Es geht weiter durch die vorweihnachtliche Vahr mit Löwen-Koordinatorin Larissa Gering. Ein bis zwei Senioren besuchten die Ehrenamtlichen in der Regel. Der Bedarf ist aber offenbar höher. "Wir suchen noch Ehrenamtliche", sagt Gering. "Es gibt mehr Anfragen, als wir Kapazitäten haben." Insbesondere für Fahrdienste brauche es weitere Angebote.
Ein weiteres mehrgeschossiges Wohnhaus, ein eher anonymer Klotz. Dort wohnt Annegret Eisenbarth, zu Besuch ist Löwin Lydia Wöbken. "Wir trinken Kaffee, wir klönen und wir spielen", beschreibt Eisenbarth die Zeit mit Wöbken. Auf dem Tisch im Wohnzimmer mit dem Bücherregal mit den indonesischen Stabpuppen und zahlreichen Klassikern und aktuellen Büchern liegen Spielsteine, Tridomino heißt das Spiel.
Wie der Kontakt zu den Löwen entstand? Ausschlaggebend war der Verlust der Fahrtüchtigkeit durch ein Nervenleiden im Bein für die eigentlich aktive Frau, die bis dahin Konzerte und Theater besuchte. "Ich war vollkommen allein und hatte eine Riesendepression", erinnert sich Eisenbarth. Langsam sei sie aus dem seelischen Tal herausgekrochen. "Ich habe mir dann Hilfe gesucht." 2022 habe sie einen Brief von der damaligen Sozialsenatorin Anja Stahmann erhalten, der an alleinstehende Senioren gerichtet war. "Und dort stand unter anderem die Adresse der Vahrer Löwen drin." Der Brief habe dann schon etwas gelegen. "Ich war es nicht gewohnt, Hilfe anzunehmen, das war schwer, aber jetzt kann ich das."

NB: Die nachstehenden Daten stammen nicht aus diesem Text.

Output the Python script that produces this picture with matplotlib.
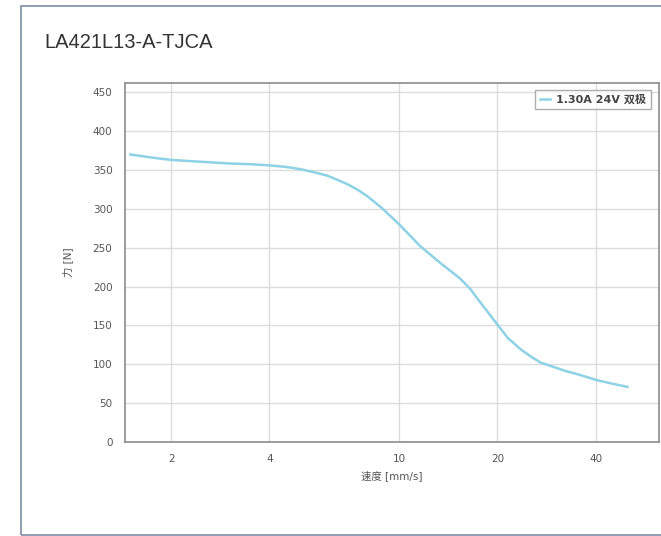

Für Annegret Eisenbarth ist Weihnachten eher keine Zeit zum Feiern. "Ich bin froh, wenn Weihnachten vorbei ist", sagt sie. Heiligabend höre sie Musik, früher habe sie an dem Tag ihren Bruder besucht. "Aber es war ganz schlimm, dann in die Wohnung zu kommen."
Seit einem Jahr trifft sie sich mit Lydia Wöbken, und bei dem Besuch ist zu spüren, dass die beiden sich ergänzen. Alleine verlässt Eisenbarth die Wohnung nicht gerne. "Ich habe Angst, dass ich es nicht mehr nach Hause schaffe", sagt die 87-Jährige. Nun verbringt sie die Zeit mit Lesen, mit Rätseln – und beim Klönen und Spielen mit Lydia Wöbken. Ein Gewinn für beide Seiten, sagt Wöbken. "Ich kann nicht arbeiten, aber mir fiel die Decke auf den Kopf und ich brauche Struktur in meinem Alltag." Der Austausch mit anderen Menschen und das Gefühl, etwas Gutes zu tun, sei der Lohn ihrer ehrenamtlichen Arbeit, bekräftigt sie. "Wie eine Tochter bist du", sagt Eisenbarth und legt kurz ihre Hand auf Wöbkens Arm. Eine kleine, aber bezeichnende Geste.